Industry expert David Benini, vice president of marketing at Aware, a biometric software developer, wrote recently that “More than just —something we are,’ biometrics allow us to permanently bind ourselves physically to digital information; a powerful capability that enables us to not only biometrically authenticate, but also to biometrically deduplicate.” The idea behind biometric KYC management is quite simple–instead of the customer being required to present official identifying documents in person upon application, a biometric-based search can eliminate the need for a lengthy check with additional tapping into public and private records to ensure the absence of copy records.

Biometrics allow banks to be sure that a particular person does not exist in the database with different data. Benini emphasizes that the power of the idea behind biometric identity proofing rests in the ability to combat identity theft at its source by ensuring the integrity of identity data at the point of enrollment.

Given its unique properties, biometric-based KYC management in the financial services industry enables institutions to speed up the customer verification process without compromising the accuracy. Implementation of biometric KYC management solutions can ensure higher accuracy and efficiency, eliminating the risk of financial fraud and its legal and financial consequences for consumers and organizations.

The critical benefits of transitioning to biometric KYC management include:

Enhanced Operational Efficiency
KYC management has traditionally been a resource-consuming process requiring time and manpower (hence, substantial financial expenditure) to verify a person’s identity, since KYC compliance involves a tedious process of verifying the customer’s original documents of proof of identity and proof of address in person, among other things. Biometric KYC cuts corners without compromising accuracy and security, as biometrics carry unique and arguably impossible-to-forge information and are permanently tied to one’s records.

Improved Cost-efficiency
There are a couple of ways biometric KYC management saves money for financial institutions: reduced time to verify information about the person, and as a result of increased accuracy, reduced expenses on fixing issues that appear as a result of inefficient KYC procedures. It takes an average of $1,173 and 175 hours to clean up one’s credit report and associated complications, and when you multiply that times the vast customer base of a medium-sized bank (not to mention much larger banks), it’s obvious that biometric KYC can become a real cost saver, facilitating a better allocation of resources.

Greater Security
Today, biometric-focused technology and software has reached a level of sophistication where providers can ensure higher levels of protection against identity fraud and all compliance consequences because of it. Behaviometrics are the last word in secure identity verification, bringing together machine learning and continuous tracking of user behavior. A separate class of companies is delivering biometric-focused anti-fraud solutions, including NuData Security, BioCatch, BehavioSec and AimBrain.

Gains in Convenience and Customer Satisfaction
The speed of identity verification affects overall customer satisfaction and is more convenient since it ensures an easier and more efficient user experience. And an enhanced customer experience translates into a better reputation and higher customer retention.

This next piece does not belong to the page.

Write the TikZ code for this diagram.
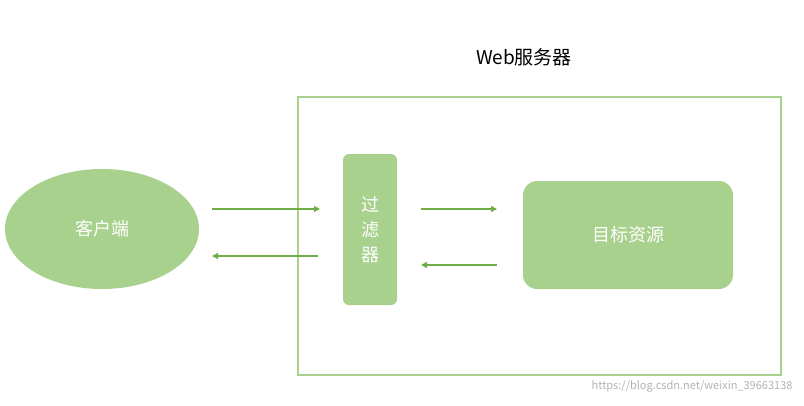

Organizations that aim to keep up with the latest technological advancements for efficient KYC management cannot miss out on the application of biometric-based solutions. Today, there is no lack in technology companies powering biometric KYC management through sophisticated software and biometrics screening technology. Recognized leaders include Daon, EyeVerify Qualcomm, with such companies as BioConnect, M2SYS, HooYu, Aware, Hoyos Labs, ID Global, Socure, physiSECURE and many more comprising an expanding list.